Acordei com o gosto do estranhamento na boca. Um sentir deslocada, um estar fora do mundo, fora de mim. Dirigia – sabe Deus com que atenção – quando avistei três objetos simétricos, dançando, suspensos no ar. Pelo peso, formato, altura do voo, pareciam aviões de guerra. Acho que treinavam uma valsa, ao ritmo de três motores. Uma guerra que se faz no espaço de uma manobra, a guerra que se faz no sopro do vento: haverá poesia até na guerra?
A guerra aqui embaixo é a de todos os dias, lenta, terrível porque durável. A guerra de tentar, não conseguir, sobreviver à derrota e ter que recomeçar, dia após dia, num exercício infinito. A guerra de desejar o improvável, a tentação do impossível, como já diria o Llosa. Acho que acordei com defeito.

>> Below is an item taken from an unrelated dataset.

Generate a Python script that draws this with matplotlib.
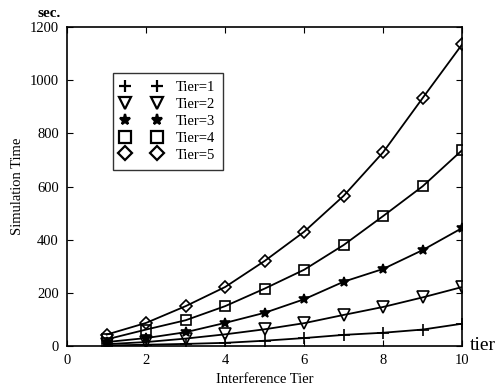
import matplotlib
matplotlib.use("Agg")
import matplotlib.pyplot as plt
from matplotlib.lines import Line2D

plt.rcParams['font.family'] = ['Liberation Serif', 'DejaVu Serif']

tiers = [1, 2, 3, 4, 5, 6, 7, 8, 9, 10]
tier1 = [2, 5, 8, 12, 20, 30, 42, 50, 62, 84]
tier2 = [7, 15, 28, 44, 63, 86, 117, 147, 183, 222]
tier3 = [15, 30, 52, 87, 125, 176, 242, 290, 361, 444]
tier4 = [25, 62, 97, 150, 216, 287, 380, 489, 601, 737]
tier5 = [43, 87, 150, 222, 320, 430, 565, 729, 933, 1135]

series = [tier1, tier2, tier3, tier4, tier5]
labels = ["Tier=1", "Tier=2", "Tier=3", "Tier=4", "Tier=5"]
markers = ["+", "v", "*", "s", "D"]
sizes = [8, 8, 7, 7, 6]

fig = plt.figure(figsize=(4.97, 3.91), dpi=100)
ax = fig.add_axes([0.135, 0.115, 0.795, 0.816])

handles = []
for datos, lab, m, ms in zip(series, labels, markers, sizes):
    face = "black" if m == "*" else "none"
    ax.plot(tiers, datos, color="black", linewidth=1.3, marker=m,
            markersize=ms, markerfacecolor=face, markeredgecolor="black",
            markeredgewidth=1.2)
    handles.append(Line2D([], [], linestyle="none", marker=m, markersize=ms + 1,
                          markerfacecolor=face, markeredgecolor="black",
                          markeredgewidth=1.6, label=lab))

ax.set_xlim(0, 10)
ax.set_ylim(0, 1200)
ax.set_xticks([0, 2, 4, 6, 8, 10])
ax.set_yticks([0, 200, 400, 600, 800, 1000, 1200])
ax.tick_params(direction="in", top=True, right=True, labelsize=10.5, length=4,
               pad=6)
for s in ax.spines.values():
    s.set_linewidth(1.2)

ax.set_xlabel("Interference Tier", fontsize=10.5, labelpad=4)
ax.set_ylabel("Simulation Time", fontsize=10.5)
fig.text(0.098, 0.965, "sec.", fontsize=11, fontweight="bold", ha="center",
         va="center")
fig.text(0.945, 0.117, "tier", fontsize=14, ha="left", va="center")

leg = ax.legend(handles=handles, loc="upper left",
                bbox_to_anchor=(0.115, 0.856), numpoints=2, fontsize=10.5,
                frameon=True, fancybox=False, edgecolor="black",
                handlelength=2.8, handletextpad=1.0, labelspacing=0.25,
                borderpad=0.55, borderaxespad=0)
leg.get_frame().set_linewidth(1.0)

plt.savefig("out.png", dpi=100)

Já conhece o mito do Sísifo? Albert Camus ilustrava o absurdo da condição humana através deste mito. Um homem que tem que subir uma montanha para levar uma pedra, mas toda vez que ele chega próximo do cume a pedra cai e ele volta a descer no início da montanha para novamente tentar subir com a pedra. Isso eternamente. Lembrei desse mito por causa do trecho "A guerra de tentar, não conseguir, sobreviver à derrota e ter que recomeçar, dia após dia, num exercício infinito." Talvez tu tenhas sentido algo da Náusea sartreana e o delírio do absurdo camusiano. Por isso, eu diria que tu não acordaste com defeito. É uma condição comum a todos os homens.
Abraço
Vinícius, conheço o mito sim! É engraçado que, no mesmo dia, um outro amigo fez referência ao mesmo autor. Coincidência ou são os ares de dezembro? Abraço!